Cocaine And Other Controlled Substances Found In UK Shrimps
Are we going to have another major pollutant of the world oceans in the near future, after oil, chemicals and, most recently, plastic, we may soon be speaking of intoxication of marine life with controlled substances such as amphetamines, heroin and cocaine.
A life-jacket packed up with 170 kg of high-quality cocaine washed ashore at Cape Shabla in northeastern Bulgaria on April 10th, Europost reported.
On May 1st, the BBC wrote that scientists from the King’s College in London had found cocaine in freshwater shrimps when testing rivers for chemicals.
The researchers tested fifteen different river locations across Suffolk in collaboration with local scientists. Their report revealed that cocaine was found in all of the collected samples.
Surprisingly, the shrimps tested positive for other controlled substances, such as ketamine, were also widespread in the shrimp.
This news makes me think we are soon going to have one more major ocean pollutant to deal with. If plastic pollution can be attributed, in part at least, to our desire for practicality, the pollution of the oceans with controlled substances is a clear illustration of human greed!
Professor Nic Bury, from the University of Suffolk, said: “Whether the presence of cocaine in aquatic animals is an issue for Suffolk, or more widespread an occurrence in the UK and abroad, awaits further research.
“Environmental health has attracted much attention from the public due to challenges associated with climate change and microplastic pollution.

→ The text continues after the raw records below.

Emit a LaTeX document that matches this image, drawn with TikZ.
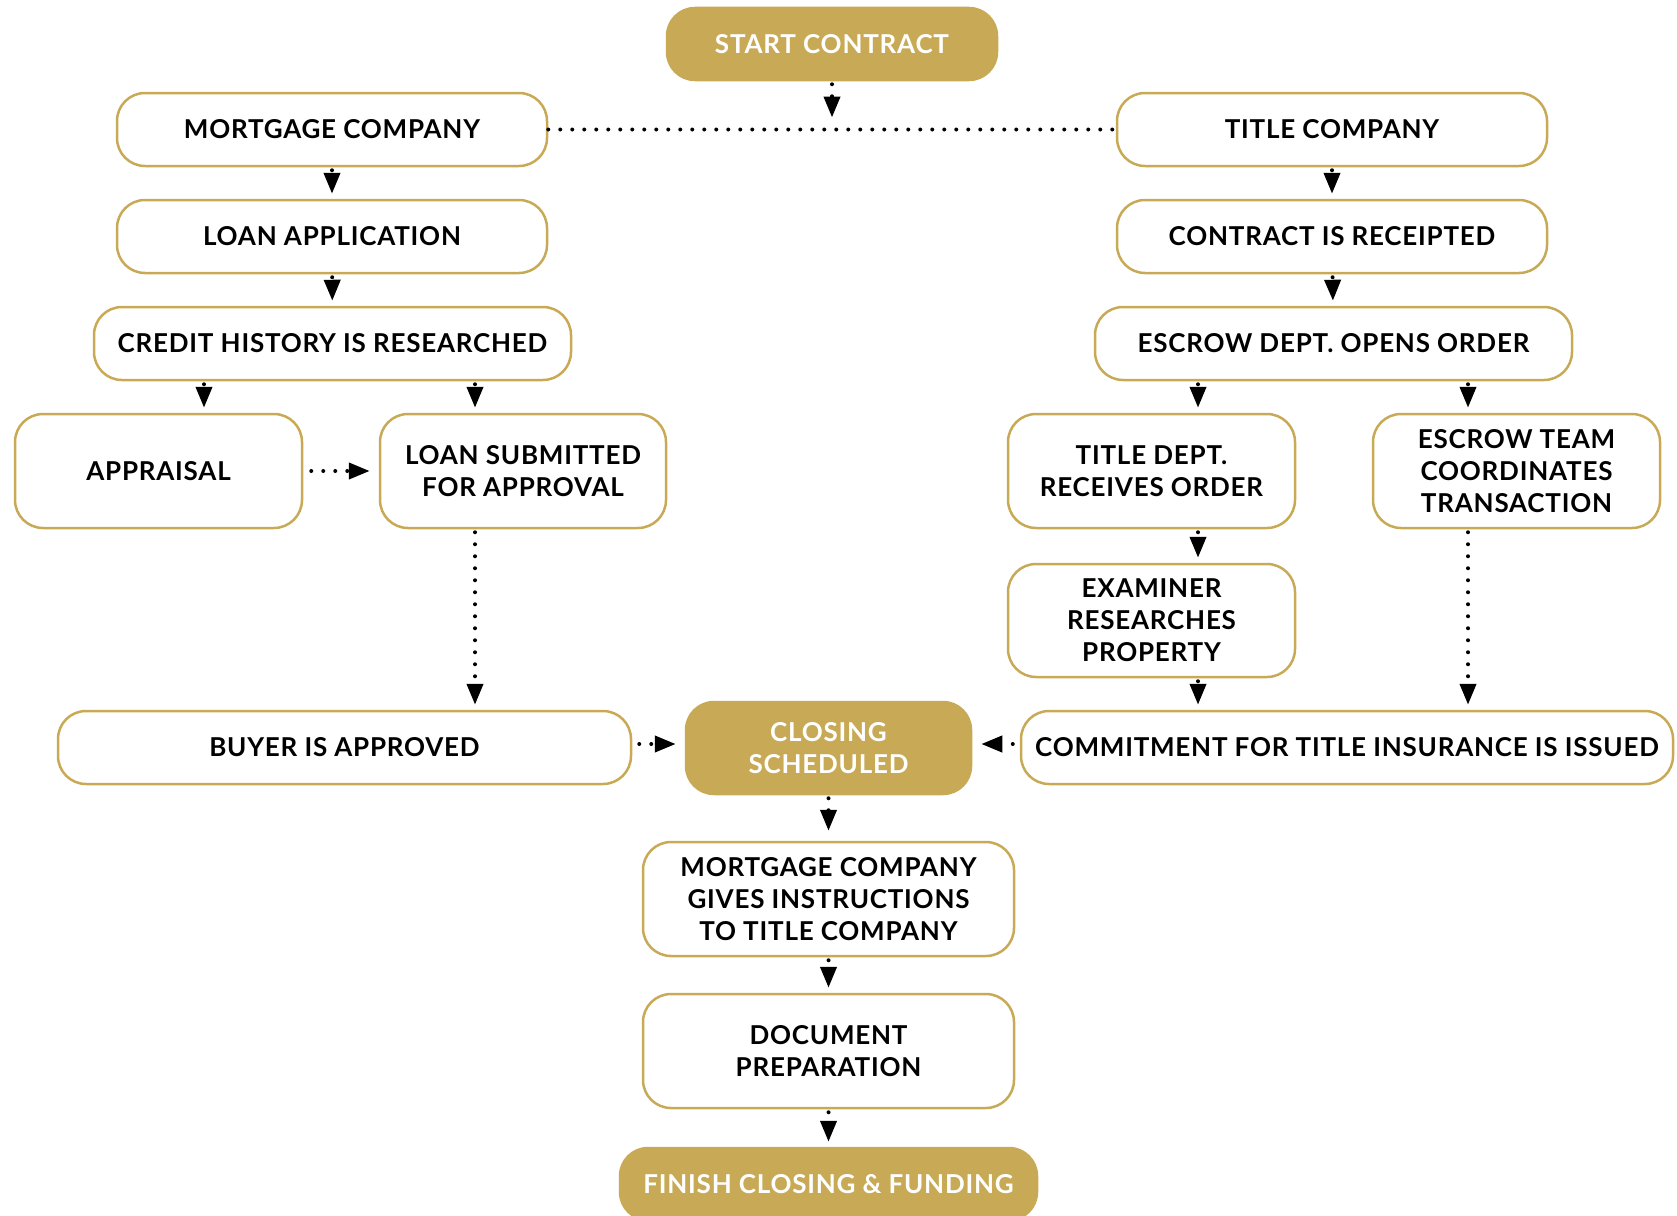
\documentclass[tikz,border=0pt]{standalone}
\usepackage{fontspec}
\setmainfont{Lato}[LetterSpace=3]
\usepackage{tikz}
\usetikzlibrary{arrows.meta}
\usetikzlibrary{positioning}
\definecolor{TITLE-GOLD}{HTML}{C8AA56}

\begin{document}
\begin{tikzpicture}[x=1pt,y=-1pt,every path/.style={>={Triangle[length=21pt,width=16pt]}},
	box/.style={draw=TITLE-GOLD,line width=2.5pt,rounded corners=28pt,fill=white,align=center,inner sep=0pt,
		text=black,font=\fontsize{26}{32}\selectfont\bfseries},
	goldbox/.style={box,fill=TITLE-GOLD,text=white},
	flow/.style={->,line width=4pt,dash pattern=on 0pt off 12pt,line cap=round,shorten <=3pt,shorten >=5pt},
	dots/.style={line width=4pt,dash pattern=on 0pt off 12pt,line cap=round}]
			\useasboundingbox (0,0) rectangle (1677,1215);

			% draw nodes
			\node (start) at (832,44) [goldbox,minimum width=330pt,minimum height=72pt] {START CONTRACT};
			\node (mortgage) at (332,129.5) [box,minimum width=430pt,minimum height=73pt] {MORTGAGE COMPANY};
			\node (title) at (1332,129.5) [box,minimum width=430pt,minimum height=73pt] {TITLE COMPANY};
			\node (loanapp) at (332,236.5) [box,minimum width=430pt,minimum height=73pt] {LOAN APPLICATION};
			\node (receipted) at (1332,236.5) [box,minimum width=430pt,minimum height=73pt] {CONTRACT IS RECEIPTED};
			\node (credit) at (332.5,343.5) [box,minimum width=477pt,minimum height=73pt] {CREDIT HISTORY IS RESEARCHED};
			\node (escrow) at (1333.5,343.5) [box,minimum width=477pt,minimum height=73pt] {ESCROW DEPT. OPENS ORDER};
			\node (appraisal) at (158.5,471) [box,minimum width=287pt,minimum height=114pt] {APPRAISAL};
			\node (submitted) at (523,471) [box,minimum width=286pt,minimum height=114pt] {LOAN SUBMITTED\\FOR APPROVAL};
			\node (titledept) at (1151.5,471) [box,minimum width=287pt,minimum height=114pt] {TITLE DEPT.\\RECEIVES ORDER};
			\node (escrowteam) at (1516.5,471) [box,minimum width=287pt,minimum height=114pt] {ESCROW TEAM\\COORDINATES\\TRANSACTION};
			\node (examiner) at (1151.5,620.5) [box,minimum width=287pt,minimum height=113pt] {EXAMINER\\RESEARCHES\\PROPERTY};
			\node (buyer) at (344.5,747.5) [box,minimum width=573pt,minimum height=73pt] {BUYER IS APPROVED};
			\node (closing) at (828.5,748) [goldbox,minimum width=285pt,minimum height=92pt] {CLOSING\\SCHEDULED};
			\node (commitment) at (1347,747.5) [box,minimum width=652pt,minimum height=73pt] {COMMITMENT FOR TITLE INSURANCE IS ISSUED};
			\node (instructions) at (828.5,899) [box,minimum width=371pt,minimum height=114pt] {MORTGAGE COMPANY\\GIVES INSTRUCTIONS\\TO TITLE COMPANY};
			\node (docprep) at (828.5,1051) [box,minimum width=371pt,minimum height=114pt] {DOCUMENT\\PREPARATION};
			\node (finish) at (828.5,1184) [goldbox,minimum width=417pt,minimum height=72pt] {FINISH CLOSING \& FUNDING};

			% draw connectors
			\draw[dots] (mortgage.east) -- (title.west);
			\draw[flow,shorten >=12pt] (start.south) -- (start.south |- mortgage.east);
			\draw[flow] (mortgage) -- (loanapp);
			\draw[flow] (loanapp) -- (credit);
			\draw[flow] (title) -- (receipted);
			\draw[flow] (receipted) -- (escrow);
			\draw[flow] ([xshift=-128.5pt]credit.south) -- ([xshift=-128.5pt]credit.south |- appraisal.north);
			\draw[flow] ([xshift=142.5pt]credit.south) -- ([xshift=142.5pt]credit.south |- submitted.north);
			\draw[flow] ([xshift=-135.5pt]escrow.south) -- ([xshift=-135.5pt]escrow.south |- titledept.north);
			\draw[flow] ([xshift=134.5pt]escrow.south) -- ([xshift=134.5pt]escrow.south |- escrowteam.north);
			\draw[flow,shorten <=8pt,shorten >=9pt] (appraisal) -- (submitted);
			\draw[flow] ([xshift=46.5pt]titledept.south) -- ([xshift=46.5pt]titledept.south |- examiner.north);
			\draw[flow] ([xshift=46.5pt]examiner.south) -- ([xshift=46.5pt]examiner.south |- commitment.north);
			\draw[flow] ([xshift=-48pt]submitted.south) -- ([xshift=-48pt]submitted.south |- buyer.north);
			\draw[flow] ([xshift=-48.5pt]escrowteam.south) -- ([xshift=-48.5pt]escrowteam.south |- commitment.north);
			\draw[flow,shorten <=7pt,shorten >=9pt] ([yshift=3.5pt]buyer.east) -- ([yshift=3.5pt]buyer.east -| closing.west);
			\draw[flow,shorten <=7pt,shorten >=9pt] ([yshift=3.5pt]commitment.west) -- ([yshift=3.5pt]commitment.west -| closing.east);
			\draw[flow,shorten >=10pt] (closing) -- (instructions);
			\draw[flow] (instructions) -- (docprep);
			\draw[flow] (docprep) -- (finish);
		\end{tikzpicture}
\end{document}
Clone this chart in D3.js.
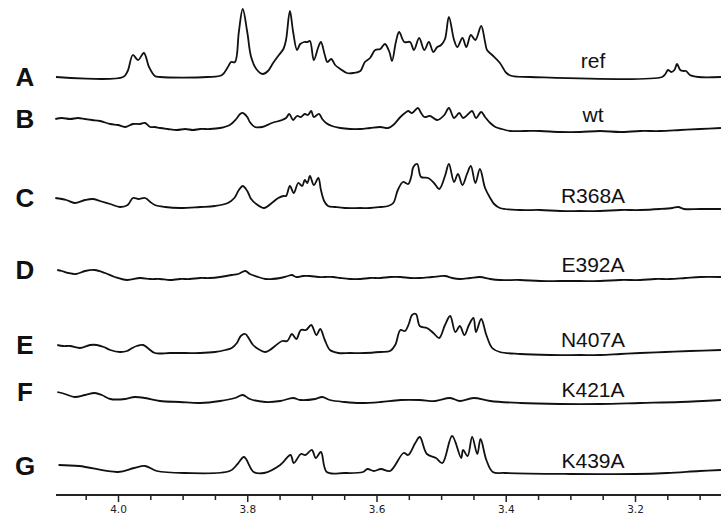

“However, the impact of ‘invisible’ chemical pollution (such as drugs) on wildlife health needs more focus in the UK,” he added
The study, published in Environment International, looked at the exposure of wildlife, such as the freshwater shrimp Gammarus pulex, to different micropollutants.
Researchers collected the samples from the rivers Alde, Box, Deben, Gipping and Waveney.
They said in addition to the drugs, banned pesticides and pharmaceuticals were also widespread in the shrimp that were collected.
The potential for any effect on the creatures was “likely to be low”, they said.
Dr Leon Barron, from King’s College London, said: “Such regular occurrence of illicit drugs in wildlife was surprising.
“We might expect to see these in urban areas such as London, but not in smaller and more rural catchments.
“The presence of pesticides which have long been banned in the UK also poses a particular challenge as the sources of these remain unclear.”
One of the plausible explanations for the presence of controlled substances in these rivers in the English countryside may be that they have been disposed of there by their owners, who feared prosecution.
As a result, the locals are now catching doped shrimp and this is just the beginning of a looming global environmental threat!